Abstract
Nucleate pool boiling of water on clean and fouling surfaces was conducted in microgravity and earth gravity. The microgravity experiments were conducted in 8 s JAMIC drop shaft in Hokkaido of Japan. Platinum wires of 0.2 mm in diameter with or without fouling scale were used to provide uniform heat flux and measurement of the mean temperature of wires. The generated bubble volume was measured with high-speed video or CCD images.
The more vigorous bubbling was observed on the fouling wire compared to that on the clean wire at a same heat flux both in earth gravity and microgravity. The enhancement of the bubbling was associated with the fact that the hydrophilic porous structure in the fouling scale provided the sufficient number of active sites for bubbling nucleation. The wettability of the surface with the fouling scale was much higher than that of the clean bare surface. The bubble departure diameter on the fouling wire was smaller due to the high wettability than that on the clean wire. The latent heat transportation ratio to the total heat flux was calculated with the generated bubble volume measured with high-speed video or CCD images. The ratio was approximately the same at the clean and fouling wires in spite of the apparent difference in bubbling behavior, but it was significantly affected with the gravity level. The ratio increased with an increase of the heat flux in the earth gravity but it remained at the smaller value in the microgravity. The nucleate heat transfer coefficient on the bare surface did not depend on the gravity levels although the bubbling behavior strongly affected with the gravity level.

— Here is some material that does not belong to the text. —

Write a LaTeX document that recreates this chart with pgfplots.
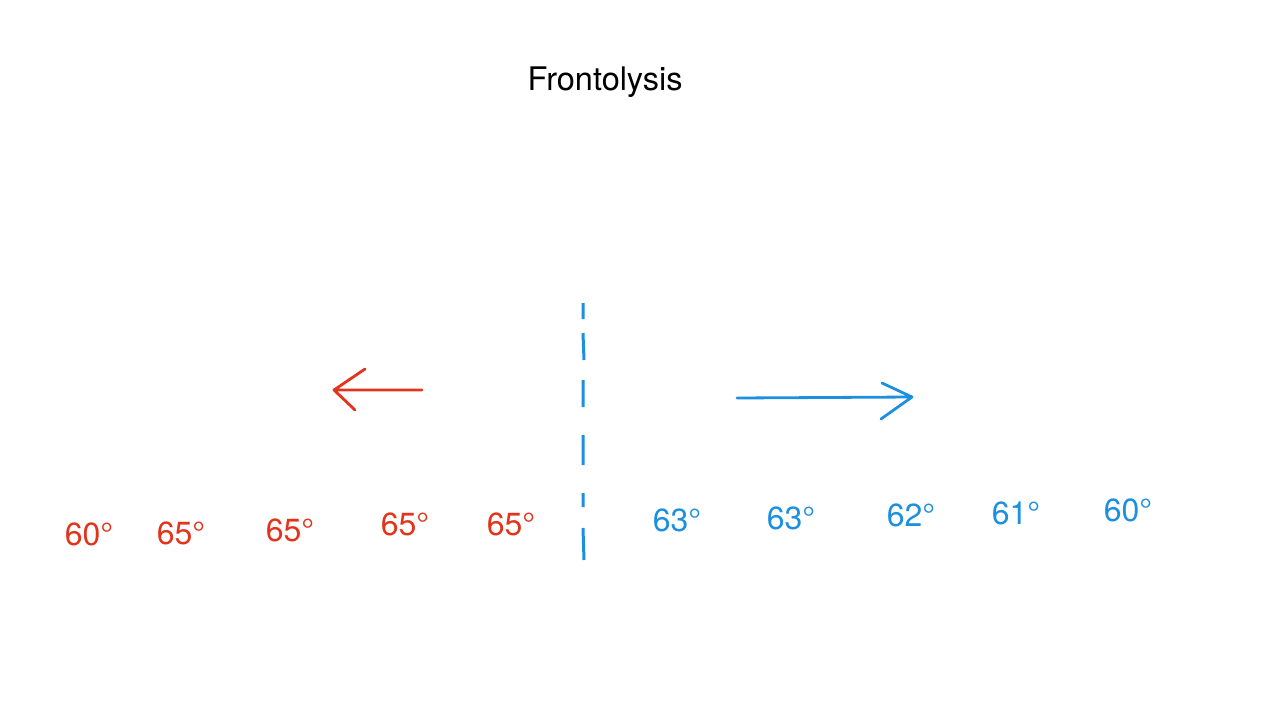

As the wire radius is small compared to the capillary length scale in microgravity, a growing and coalescing bubble sometimes completely covered the clean wire, evaporating all liquid in contact with the surface and inducing a transition to film boiling. However, on the fouling wire, many small bubbles were generated and sprang from the surface in various directions in microgravity. The spring out action of bubbles suppressed the transition to the film boiling on the fouling wire in the present experimental range.